## EXERCISE OBJECTIVE
Lines containing the string "this" are to be counted; report the number and nothing more.

## SOURCE MATERIAL
— Begin —

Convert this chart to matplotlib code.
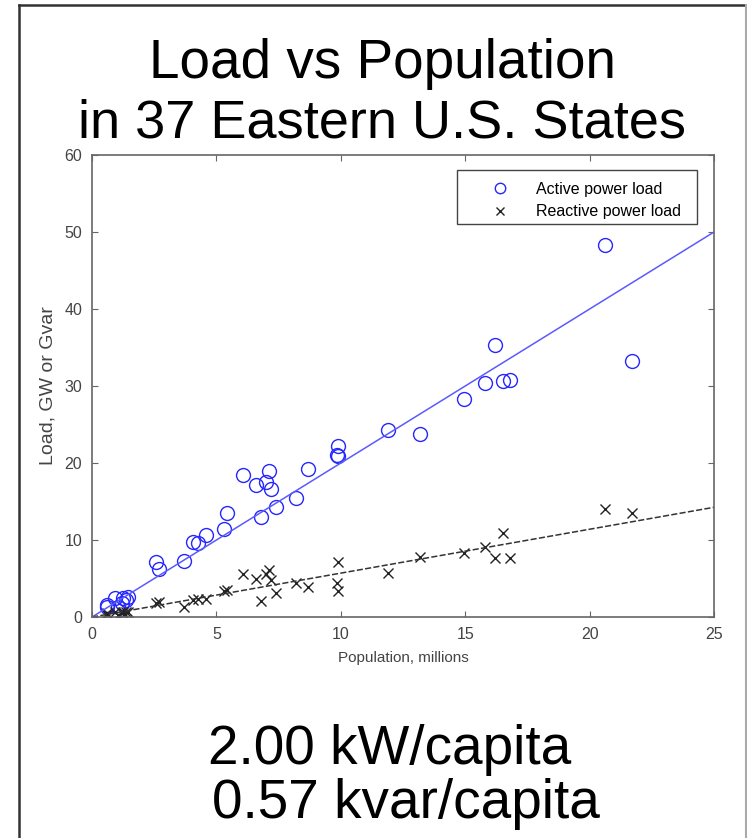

— End —
— Begin —

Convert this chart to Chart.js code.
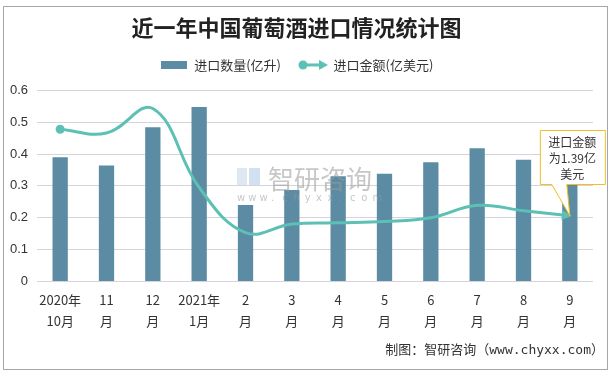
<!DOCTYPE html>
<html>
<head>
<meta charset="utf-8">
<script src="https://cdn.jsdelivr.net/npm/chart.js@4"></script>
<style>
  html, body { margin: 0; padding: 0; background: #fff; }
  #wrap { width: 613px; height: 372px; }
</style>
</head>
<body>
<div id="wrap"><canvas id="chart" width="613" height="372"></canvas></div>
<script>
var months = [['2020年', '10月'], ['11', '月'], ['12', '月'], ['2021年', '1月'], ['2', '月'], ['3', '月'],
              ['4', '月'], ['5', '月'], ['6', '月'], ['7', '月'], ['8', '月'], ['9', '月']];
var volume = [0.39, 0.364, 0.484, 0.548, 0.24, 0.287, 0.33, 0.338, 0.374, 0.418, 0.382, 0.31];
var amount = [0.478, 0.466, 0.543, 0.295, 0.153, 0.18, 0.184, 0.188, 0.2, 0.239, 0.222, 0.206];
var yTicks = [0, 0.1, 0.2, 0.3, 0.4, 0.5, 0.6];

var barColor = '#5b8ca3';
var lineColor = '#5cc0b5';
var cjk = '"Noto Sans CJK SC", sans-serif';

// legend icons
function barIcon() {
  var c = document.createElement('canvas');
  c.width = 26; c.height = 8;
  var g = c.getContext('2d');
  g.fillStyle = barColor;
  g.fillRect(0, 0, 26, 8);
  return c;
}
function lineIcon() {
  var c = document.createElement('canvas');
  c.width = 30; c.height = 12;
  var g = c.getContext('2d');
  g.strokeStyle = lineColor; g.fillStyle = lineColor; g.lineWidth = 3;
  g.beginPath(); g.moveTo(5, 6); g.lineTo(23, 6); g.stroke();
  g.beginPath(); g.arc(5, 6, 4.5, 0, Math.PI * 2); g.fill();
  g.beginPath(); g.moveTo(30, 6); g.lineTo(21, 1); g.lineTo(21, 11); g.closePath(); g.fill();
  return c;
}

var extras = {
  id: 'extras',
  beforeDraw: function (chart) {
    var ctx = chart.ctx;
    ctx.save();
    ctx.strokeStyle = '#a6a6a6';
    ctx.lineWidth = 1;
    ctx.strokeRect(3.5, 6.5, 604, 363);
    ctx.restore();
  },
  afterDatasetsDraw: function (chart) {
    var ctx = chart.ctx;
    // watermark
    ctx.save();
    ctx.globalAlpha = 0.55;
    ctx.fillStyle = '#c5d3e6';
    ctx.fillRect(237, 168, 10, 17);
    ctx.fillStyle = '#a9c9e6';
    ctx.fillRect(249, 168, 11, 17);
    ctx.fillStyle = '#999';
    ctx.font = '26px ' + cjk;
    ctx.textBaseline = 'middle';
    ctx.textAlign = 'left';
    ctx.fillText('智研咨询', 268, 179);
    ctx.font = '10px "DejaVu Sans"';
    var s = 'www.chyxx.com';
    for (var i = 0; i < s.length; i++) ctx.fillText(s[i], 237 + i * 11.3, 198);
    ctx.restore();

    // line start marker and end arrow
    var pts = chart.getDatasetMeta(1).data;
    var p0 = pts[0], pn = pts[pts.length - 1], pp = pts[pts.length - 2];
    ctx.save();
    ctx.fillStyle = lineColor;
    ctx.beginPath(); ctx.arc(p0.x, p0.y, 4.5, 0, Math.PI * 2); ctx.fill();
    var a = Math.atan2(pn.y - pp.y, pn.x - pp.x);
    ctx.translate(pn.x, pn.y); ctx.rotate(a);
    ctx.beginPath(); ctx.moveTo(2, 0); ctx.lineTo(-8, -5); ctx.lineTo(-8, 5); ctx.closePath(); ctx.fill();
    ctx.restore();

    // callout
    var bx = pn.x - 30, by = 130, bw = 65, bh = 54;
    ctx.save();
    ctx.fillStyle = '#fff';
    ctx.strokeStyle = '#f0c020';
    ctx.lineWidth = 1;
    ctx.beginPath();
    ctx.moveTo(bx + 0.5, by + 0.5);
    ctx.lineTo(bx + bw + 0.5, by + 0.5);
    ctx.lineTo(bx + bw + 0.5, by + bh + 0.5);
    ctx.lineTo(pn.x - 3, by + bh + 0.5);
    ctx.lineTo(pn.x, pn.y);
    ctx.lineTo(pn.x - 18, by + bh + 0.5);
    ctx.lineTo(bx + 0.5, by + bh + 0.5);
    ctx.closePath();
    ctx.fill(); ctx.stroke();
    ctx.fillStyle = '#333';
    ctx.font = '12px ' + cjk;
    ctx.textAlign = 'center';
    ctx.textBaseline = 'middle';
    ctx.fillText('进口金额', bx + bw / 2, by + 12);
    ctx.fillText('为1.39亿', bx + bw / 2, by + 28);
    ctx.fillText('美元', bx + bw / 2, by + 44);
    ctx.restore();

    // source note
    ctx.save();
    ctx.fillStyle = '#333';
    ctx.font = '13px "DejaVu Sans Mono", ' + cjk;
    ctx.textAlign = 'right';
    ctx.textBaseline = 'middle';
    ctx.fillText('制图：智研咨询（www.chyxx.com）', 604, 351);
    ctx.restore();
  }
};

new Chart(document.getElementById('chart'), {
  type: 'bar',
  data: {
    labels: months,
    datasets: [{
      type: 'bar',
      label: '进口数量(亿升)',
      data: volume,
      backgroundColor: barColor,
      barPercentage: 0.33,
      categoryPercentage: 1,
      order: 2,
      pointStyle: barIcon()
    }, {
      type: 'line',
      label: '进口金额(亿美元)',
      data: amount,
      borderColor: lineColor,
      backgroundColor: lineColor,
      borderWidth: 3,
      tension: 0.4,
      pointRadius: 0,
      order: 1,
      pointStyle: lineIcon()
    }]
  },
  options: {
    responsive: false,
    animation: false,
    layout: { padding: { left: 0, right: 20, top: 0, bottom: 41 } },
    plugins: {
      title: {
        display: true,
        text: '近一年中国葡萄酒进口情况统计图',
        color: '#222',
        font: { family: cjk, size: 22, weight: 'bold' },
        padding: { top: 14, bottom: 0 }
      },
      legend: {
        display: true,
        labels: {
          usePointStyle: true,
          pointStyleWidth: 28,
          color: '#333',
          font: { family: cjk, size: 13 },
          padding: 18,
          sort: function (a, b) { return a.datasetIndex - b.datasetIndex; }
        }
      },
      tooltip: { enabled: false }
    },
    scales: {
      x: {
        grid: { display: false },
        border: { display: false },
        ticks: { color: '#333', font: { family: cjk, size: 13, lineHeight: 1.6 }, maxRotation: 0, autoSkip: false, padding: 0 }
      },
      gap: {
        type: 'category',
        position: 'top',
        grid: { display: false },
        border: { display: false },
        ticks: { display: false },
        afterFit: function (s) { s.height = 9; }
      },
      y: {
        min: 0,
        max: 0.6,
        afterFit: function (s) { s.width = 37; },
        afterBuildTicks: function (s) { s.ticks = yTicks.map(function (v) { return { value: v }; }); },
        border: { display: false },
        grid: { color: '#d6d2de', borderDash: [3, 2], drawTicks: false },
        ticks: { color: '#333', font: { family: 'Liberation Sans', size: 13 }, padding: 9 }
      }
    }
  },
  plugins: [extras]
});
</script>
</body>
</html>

— End —

## REPLY TO THE TASK
2